DISCOS
Bola
Fyuti
· 09 Dez 2002 · 08:00 ·
Bola
Fyuti
2001
Skam


Sítios oficiais:
- Bola
- Skam
Bola
Fyuti
2001
Skam


Sítios oficiais:
- Bola
- Skam
Bola, aka Darrell Fitton e abreviatura/trocadilho do estranho “bowl of yew tea”, é um nome tão importante no contexto da electrónica dos anos 90 como os conterrâneos Aphex Twin, Autechre ou u-Ziq, aproximando-se esteticamente deste último. Bola é, efectivamente, um projecto muito mais próximo da reflexão e contemplação do que do barroquismo de bleeps que povoam os sons da IDM. Mais do que u-Ziq, Darrell Fitton é um puzzle de peças vindas maioritariamente da música ambiental quase new age. Por sinal, fez lembrar ao meu pai os tempos áureos de Jean Michel Jarre, sendo que, no entanto, existe notoriamente uma adaptação aos anos 90 e o desaparecimento de qualquer vestígio dos épicos quase naif de Jarre, Vangelis ou Tangerine Dream. Em “Fyuti” os sons são marcadamente nocturnos e obscuros, construindo atmosferas frequentemente inquientantes, e escurecendo à medida que os temas vão passando. No entanto, este “nocturno” deriva talvez do sentimento de viagem que se apodera de nós logo no início, com “Vertiphon”. O baixo ecoa no nosso cérebro, levitando-o com a ajuda dos muito etéreos sintetizadores, que percorrem todo o álbum. “Fyuti” contém momentos de pura claustrofobia e outros extremamente “hauting” , mas em todos eles sentimos os samples a ecoarem, cortantes, por entre a “spaciousness” que é o sentimento predominante no álbum.

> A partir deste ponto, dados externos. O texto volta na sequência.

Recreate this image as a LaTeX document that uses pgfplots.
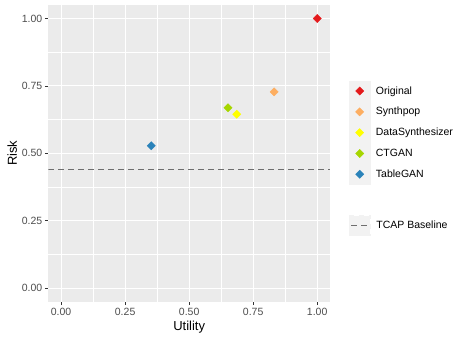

Não se pode chamar a “Fyuti” um álbum pessoal, e muito menos imediato. Demora a absorver a proposta de Darrell Fitton, muito provavelmente devido a um sabor amargo que, de música para música, filtra a nossa percepção dos sons. É essa despersonalização que se encontra, exemplificando, em “Pae Paoe” ou “Horizophon”, onde os beats complexos, de tão cliche, dando previsivelmente lugar quer a sintetizadores quer a uma melodia de piano minimal, são já parte de qualquer compêndio de música “inteligente”.

Desta fórmula mais ou menos pré-concebida emerge um som construído por wobbles and bleeps, por sintetizadores que fazem lembrar, por vezes, os “Ambient Works” de Richard D. James, por melodias simples e interessantes – de tão tensas e ambíguas -, enfim, um ponto de partida comum à esmagadora maioria das propostas desta corrente estética. O desafio está em criar, a partir de um leque sonoro relativamente curto (e simultaneamente infinito – a música electrónica) um conjunto de músicas coerente, e que fuja aos pressupostos da IDM, que começam progressivamente a cansar – os samples curtos, a dissonância, a agressividade, a não-linearidade; desafio esse que “Fyuti” consegue ultrapassar frequentemente – há excepções. No entanto, quando se ouve “Magnasushi”, por exemplo (e a melodia faz tanto lembrar “Autumn Leaves”), não se pode deixar de sentir o poder imenso dos laptops, e o grau de refinamento e sofisticação a que chegaram os laptop musicians.

Falta agora o desafio último. À electrónica a que chamam de cerebral e inteligente, falta ainda o território da profundidade melódica, da verdadeira fusão com o passado orgânico. E nota-se em Fitton uma tentativa de tentar aliar a identidade noir e a abstracção inerente às suas composições a uma certa sensibilidade Jazz (se é que se pode chamar assim a alguns excertos de “Fyuti” mais interessantes do ponto de vista melódico e rítmico). É nítida, pelo menos, o transporte de uma mensagem, esculpida habilidosamente nas melodias de “Veronex Chyper”, principalmente. A mensagem é um “overflow” de ideias em suspensão, ideias para a construção da estética do novo milénio, assente num cepticismo que transcende a música para influenciar o ouvinte.